MANILA, Philippines - Ports controlled by the Philippine Ports Authority (PPA) are prepared to accommodate higher cargo volume following amendments to the Cabotage Law.
In a statement, PPA general manager Juan Sta. Ana said the agency’s efforts to improve the capacity and capability of ports in anticipation of the implementation of the Asean Economic Community starting next year would also allow ports to easily adjust to higher cargo volume amid the approval of the amended Cabotage Law.
“The major gateways have long been capable of handling bigger ships and our secondary gateways are being improved to handle international vessels,” Sta. Ana said.
“While we expect the effect of the relaxation of the cabotage will not immediately trickle down to port operations, our ports will not have a hard time adjusting to the expected influx of vessels and cargoes in the different ports,” he said.
The amended Cabotage Law, signed by President Aquino last month, seeks to allow foreign ships to dock at multiple ports.
The law also aims to lower logistics costs and benefit the country’s exporters which use ships to transport their goods.
Among the major Philippine ports where foreign-flag ships dock are the Manila International Container Terminal, the Manila South Harbor, the Manila North Port, Batangas Port, Port of Davao, Makar Wharf in General Santos, Iloilo Port, Zamboanga, Ozamiz and Cagayan de Oro. Other government ports where ships call include Cebu and Subic Bay.

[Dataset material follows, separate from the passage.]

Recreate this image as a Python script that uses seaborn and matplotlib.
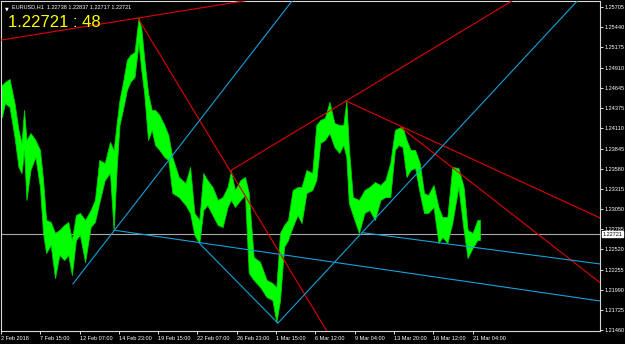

The ports handle about 90 percent of the total cargo movement in and out of the country.
From January to April, total cargo volume reached 66.60 million metric tons (mmt), up 6.34 percent from 62.63 mmt in the same period of 2014.
Domestic cargo volume posted a 6.85 percent increase to 27.75 mmt from January to April from 25.97 mmt in the same period last year.
Foreign cargo volume, meanwhile, rose 5.97 percent to 38.85 mmt as of end-April from 36.66 mmt a year ago.